Dynamics of energy partition among coupled harmonic oscillators in equilibrium

Abstract

Energy partition among many weakly coupled harmonic oscillators in equilibrium is found to be subject to 1/ f fluctuations, and that the power spectral density (PSD) of fractional energy fluctuations of each oscillator is equal to 1/ ω for frequency ω ⪡ γ , where γ is the simple relaxation frequency, while it is equal to γ/ ω 2 for ω ⪢ γ . The PSD of resistance fluctuations of semiconductors is empirically given by P R ( ω ) / R 2 = α H / ( N e ω ) , where α H is a dimensionless constant, and N e is the number of mobile carriers in the specimen. The present theory derives that α H = ( d / λ e ) , where d is the lattice constant, and λ e is the mean free path of a mobile carrier for the case when the scattering of carriers is dominated by phonons rather than impurities, lattice defects, etc.

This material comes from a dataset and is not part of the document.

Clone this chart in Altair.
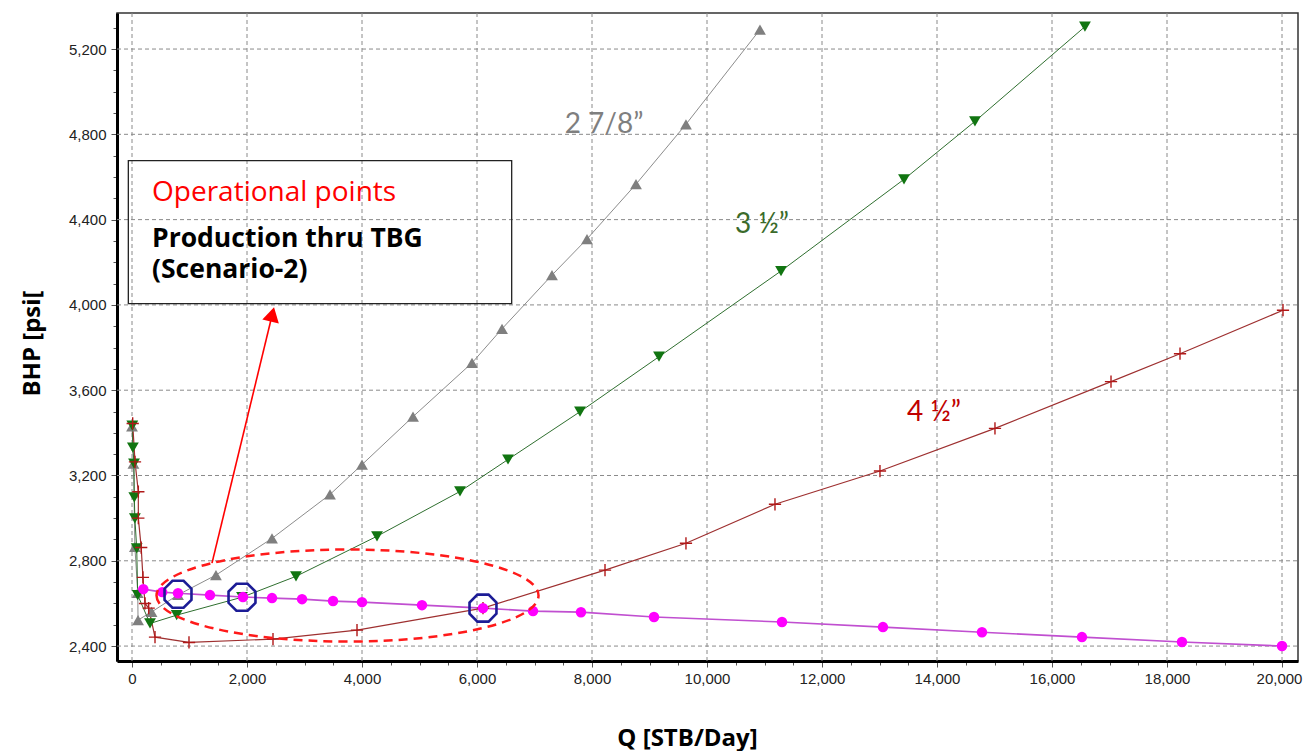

The present result was applied to carefully prepared semiconductor heterogeneous junctions, and a satisfactory agreement with observations has been achieved. Since the 2-sample variance of fractional fluctuations with 1/ f PSD equals 2ln2, which is larger than unity, the classical equipartition law of energy does not hold for a small component of a complex system. It is probable that the precision measurement of micro- or nano-scale systems will uncover 1/ f fluctuations in the energy partition.